Her work has since been featured in Veranda and Design + Decor. Last year, Brittany’s Bamboo Barn was named one of House Beautiful’s Best Home Shops of 2025. The year prior, she was accepted as a vendor on 1stDibs, a luxury marketplace known for its rigorous vetting process. She’s also become a go-to source for designers hunting vintage Florida furnishings, like Bahamian design titan Amanda Lindroth. “This is a joke, right?” she said when the designer first called her. Amanda is credited with elevating the subtropical furnishings from nostalgic relics to coveted acquisitions for high-end homes. In Southwest Florida, Brittany works with Julia Liegeois and Annie Brahler, though many of her local homeowners come directly to the barn. “I built this place so people could come,” she says. “People come here and don’t wanna leave.”

Most of Brittany’s inventory dates from the 1930s through the 1980s, spanning the genre’s evolution, from foundational prewar refinement through midcentury panache and the later years, when the style spread beyond winter estates.

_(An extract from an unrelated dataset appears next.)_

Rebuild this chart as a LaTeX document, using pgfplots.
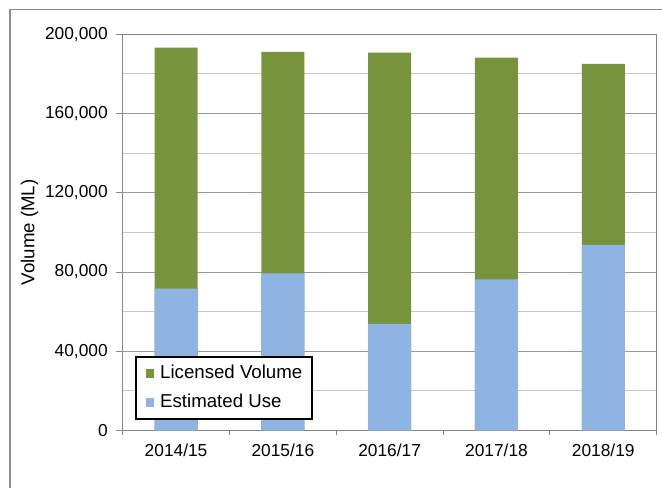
\documentclass[border=0pt]{standalone}
\usepackage{fontspec}
\setmainfont{Liberation Sans}
\usepackage{pgfplots}
\pgfplotsset{compat=1.18}
\definecolor{lvgreen}{HTML}{77933C}
\definecolor{eublue}{HTML}{8EB4E3}
\definecolor{axgray}{HTML}{868686}
\definecolor{majgrid}{HTML}{999999}
\definecolor{mingrid}{HTML}{C8C8C8}
\definecolor{framegray}{HTML}{8C8C8C}
\begin{document}
\begin{tikzpicture}
\useasboundingbox (0,0) rectangle (496.5pt,366pt);
\clip (0,0) rectangle (496.5pt,366pt);
\draw[color=framegray, line width=1pt] (7.5pt,-10pt) rectangle (520pt,358.9pt);
\begin{axis}[
  ybar, bar width=32.25pt,
  at={(92pt,43.1pt)}, anchor=south west,
  scale only axis, width=400.5pt, height=297.2pt,
  xmin=-0.5, xmax=4.5, ymin=0, ymax=200000,
  axis line style={axgray, line width=0.75pt},
  xtick={0,1,2,3,4},
  xticklabels={2014/15,2015/16,2016/17,2017/18,2018/19},
  minor xtick={-0.5,0.5,1.5,2.5,3.5,4.5},
  ytick={0,40000,80000,120000,160000,200000},
  minor ytick={20000,60000,100000,140000,180000},
  tick align=outside,
  tick pos=left,
  major tick length=5.2pt, minor tick length=3pt,
  major x tick style={draw=none},
  minor x tick style={axgray, line width=0.75pt},
  major y tick style={axgray, line width=0.75pt},
  minor y tick style={draw=none},
  ymajorgrids, yminorgrids,
  major grid style={majgrid, line width=0.75pt},
  minor grid style={mingrid, line width=0.75pt},
  scaled y ticks=false,
  /pgf/number format/fixed,
  /pgf/number format/1000 sep={,},
  /pgf/number format/assume math mode=true,
  tick label style={font=\fontsize{13}{15}\selectfont},
  yticklabel style={xshift=-2.5pt},
  xticklabel style={yshift=-1.2pt},
  ylabel={Volume (ML)},
  ylabel style={font=\fontsize{14}{16}\selectfont, at={([xshift=-66.2pt]axis description cs:0,0.5)}, anchor=base},
  legend cell align=left,
  legend style={at={(axis description cs:0.0225,0.0265)}, anchor=south west, draw=black, line width=1.4pt, fill=white, inner xsep=7.5pt, inner ysep=6pt, row sep=9pt, column sep=4.5pt, font=\fontsize{14}{16}\selectfont, nodes={inner sep=0pt, text height=10pt, text depth=2.7pt}},
  legend image code/.code={\path[#1, draw=none] (0pt,-3.2pt) rectangle (6.4pt,3.2pt);},
]
\addplot[fill=lvgreen, draw=none, bar shift=0pt] coordinates {(0,193200) (1,191100) (2,190700) (3,188200) (4,185100)};
\addlegendentry{Licensed Volume}
\addplot[fill=eublue, draw=none, bar shift=0pt] coordinates {(0,71600) (1,79300) (2,53800) (3,76300) (4,93700)};
\addlegendentry{Estimated Use}
\end{axis}
\end{tikzpicture}
\end{document}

A handful of 19th-century bamboo pieces reflect early influences of the style.

A network of buyers scans estate sales nationwide on her behalf, flagging pieces, even when their condition is compromised. She restores about 90% of her inventory through a process refined over years of research and trial and error. At minimum, that means scrubbing years of grime and re-caning worn seats. “I’m not going to over-refinish those,” she says, alluding to a set of 1940s Adirondacks. “I love the whole rustic vibe and the distressing.” At its most exacting, Brittany and Jeffrey may take a piece apart to stabilize the frame, re-wrapping joints in the original pattern, and rebuilding the finish slowly so the material regains its natural warmth rather than looking stripped or newly coated. 

Many of the pieces in the barn have already lived several lives—through 1950s socialite homes, hotel lobbies, estate sales and long periods of neglect. Brittany’s restoration work absorbs that history. Furnishings leave the barn carrying their age lightly, their lineage still legible. For Brittany, all the stories circle back home. “Old Florida style feels like my childhood,” she says. “It’s important to me to keep the past in the present for as long as I can breathe life into these pieces.”